Today saw the release of the London 2012 posters. And no, they are not a joke. These are actual ‘posters’ made by actual ‘artists’.
Olympic bashing isn’t cool, it’s a huge achievement that London will be hosting the games next summer, a responsibility that it will no doubt fulfil successfully. But these ‘posters’ deserve a bashing.
For those too lazy to click the link here is one example poster by artist Howard Hodgkin:
Yeah… that is it. Nothing says Olympic games like some blue smudge right?
The Olympics festival site provides this explanation:
“Howard Hodgkin describes his paintings as representational pictures of emotional situations.
For his Olympic print Hodgkin has created Swimming – a deep, swirling mass of blue flooding across the page. In the darkest area of colour the outline of a figure can be made out as if pushing off after a tumble turn.
The fluidity of the brushstrokes perfectly captures the movement of water and the sensation of swimming.”

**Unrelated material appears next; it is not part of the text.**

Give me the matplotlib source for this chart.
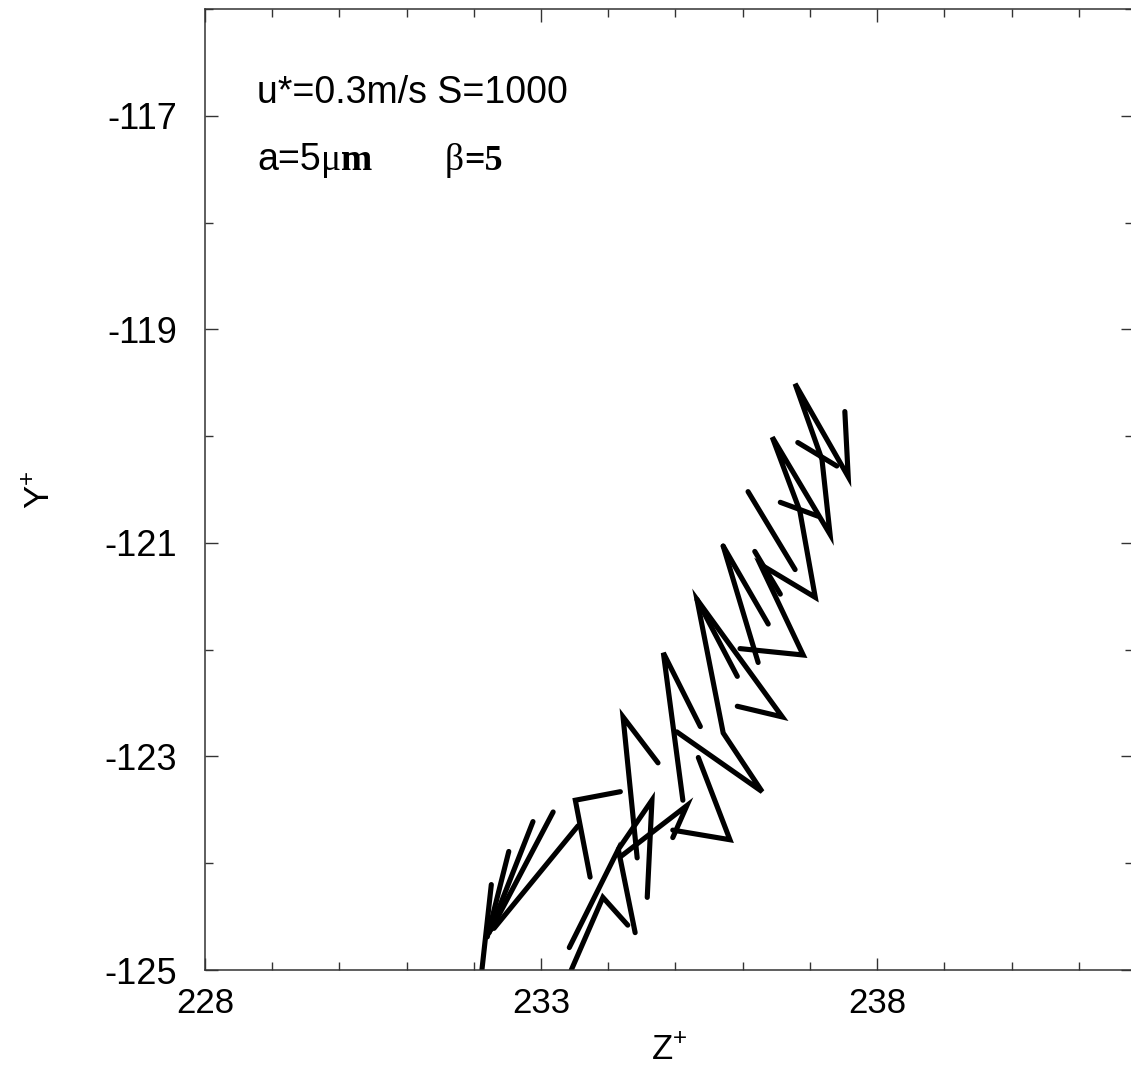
import matplotlib
matplotlib.use("Agg")
import matplotlib.pyplot as plt
from matplotlib.ticker import MultipleLocator

plt.rcParams['font.family'] = ['Liberation Sans', 'DejaVu Sans']
plt.rcParams['mathtext.fontset'] = 'custom'
plt.rcParams['mathtext.rm'] = 'Liberation Sans'
plt.rcParams['mathtext.it'] = 'Liberation Sans'

# ---- data: fibre segments (Z+, Y+) ----
fan_z = [[232.12, 232.26], [232.20, 232.52], [232.23, 232.88],
         [232.26, 233.18], [232.30, 233.55]]
fan_y = [[-125.00, -124.20], [-124.69, -123.89], [-124.65, -123.61],
         [-124.62, -123.52], [-124.61, -123.65]]

low_z = [[233.73, 233.51, 234.18],
         [233.45, 233.92, 234.29],
         [233.42, 234.15, 234.40],
         [234.15, 234.65, 234.58],
         [234.18, 235.17, 234.96]]
low_y = [[-124.13, -123.41, -123.33],
         [-125.00, -124.32, -124.58],
         [-124.79, -123.87, -124.65],
         [-123.87, -123.41, -124.32],
         [-123.94, -123.46, -123.76]]

up_z = [[237.52, 237.57, 236.78, 237.18, 237.30, 236.44, 236.85, 237.08, 236.26, 236.90, 235.96],
        [236.82, 237.40],
        [236.56, 237.12],
        [236.08, 236.78],
        [236.18, 236.56],
        [235.71, 236.38],
        [235.71, 236.23],
        [235.32, 235.92],
        [235.92, 236.59, 235.32, 235.71, 236.29, 235.02],
        [235.37, 234.82, 235.11],
        [235.34, 235.81, 234.96],
        [234.74, 234.22, 234.43]]
up_y = [[-119.77, -120.38, -119.51, -120.22, -120.92, -120.01, -120.70, -121.51, -121.20, -122.05, -121.99],
        [-120.06, -120.28],
        [-120.62, -120.75],
        [-120.52, -121.25],
        [-121.08, -121.48],
        [-121.03, -121.76],
        [-121.03, -122.12],
        [-121.53, -122.25],
        [-122.53, -122.63, -121.53, -122.78, -123.33, -122.77],
        [-122.72, -122.03, -123.41],
        [-123.01, -123.78, -123.69],
        [-123.06, -122.63, -123.95]]

xlim = (228, 241.8)
ylim = (-125, -116)
xticks_major = [228, 233, 238]
yticks_major = [-125, -123, -121, -119, -117]
ytick_labels = ['-125', '-123', '-121', '-119', '-117']

# ---- figure ----
W, H = 1131, 1068
fig = plt.figure(figsize=(W / 100, H / 100), dpi=100)
ax = fig.add_axes([205 / W, 1 - 970 / H, (1132.5 - 205) / W, (970 - 9) / H])

for zs, ys in zip(fan_z + low_z + up_z, fan_y + low_y + up_y):
    ax.plot(zs, ys, color='black', lw=3.7, solid_capstyle='round',
            solid_joinstyle='miter', clip_on=True)

ax.set_xlim(*xlim)
ax.set_ylim(*ylim)
ax.set_xticks(xticks_major)
ax.set_yticks(yticks_major)
ax.set_yticklabels(ytick_labels)
ax.xaxis.set_minor_locator(MultipleLocator(1))
ax.yaxis.set_minor_locator(MultipleLocator(1))
ax.tick_params(which='both', direction='in', top=True, right=True,
               width=1.0, color='#333333')
ax.tick_params(which='major', length=9)
ax.tick_params(which='minor', length=5.5)
ax.tick_params(axis='x', which='major', labelsize=25, pad=12)
ax.tick_params(axis='y', which='major', labelsize=26, pad=20)
for sp in ax.spines.values():
    sp.set_linewidth(1.1)
    sp.set_color('#333333')

ax.set_xlabel('Z$^{+}$', fontsize=25, labelpad=10)
ax.set_ylabel('Y$^{+}$', fontsize=25, labelpad=34)

# ---- annotations ----
ax.text(228.78, -116.88, 'u*=0.3m/s S=1000', fontsize=27, va='baseline', ha='left')
t1 = ax.text(228.78, -117.51, 'a=5', fontsize=27, va='baseline', ha='left')
t2 = ax.annotate('\u03bc', xy=(1, 0), xycoords=t1, va='bottom', ha='left',
                 fontsize=27, family=['Liberation Serif', 'DejaVu Serif'])
t3 = ax.annotate('m', xy=(1, 0), xycoords=t2, va='bottom', ha='left',
                 fontsize=27, family=['Liberation Serif', 'DejaVu Serif'], weight='bold')
t4 = ax.text(231.57, -117.51, '\u03b2', fontsize=27, va='baseline', ha='left',
             family=['Liberation Serif', 'DejaVu Serif'])
ax.annotate('=5', xy=(1, 0), xycoords=t4, va='bottom', ha='left',
            fontsize=26, family=['Liberation Serif', 'DejaVu Serif'], weight='bold')

fig.savefig('out.png', dpi=100)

Sure, if you insist on pretending to have tastes of the higher culture, you will no doubt nod along to that description and even claim you can see the figure doing the tumble turn. Back in the real world… you can’t. You can see the figure if you use your imagination, but then surely the poster should be blank and we should be instructed to imagine a really good poster about swimming.
The only half decent effort was Michael Craig-Martin’s piece “GO”:
A piece that actually looks like it could be related to the Olympics. Any other posters in the set just look like another piece of art when taken out of context.
There’s nothing wrong with this style of posters, it is definitely art. Anything is art these days. But when you have the huge potential of the Olympic games, a worldwide phenomenon, the creative options are almost limitless. There are thousands upon thousands of young creatives, artists & designers out there who could have created wonderful pieces reflective of the modern Olympic games.
So when we are presented with these smudges and doodles it doesn’t just feel like they’ve dropped the ball here, they’ve lost the ball completely.
Maybe I am looking at these posters through the eyes of an advertiser and not an artist. But when does the line lay between creativity and rubbish?
It just feels lazy. How many of these artists sat back after submitting their print, and thought to themselves, “I can’t believe I got away with that!”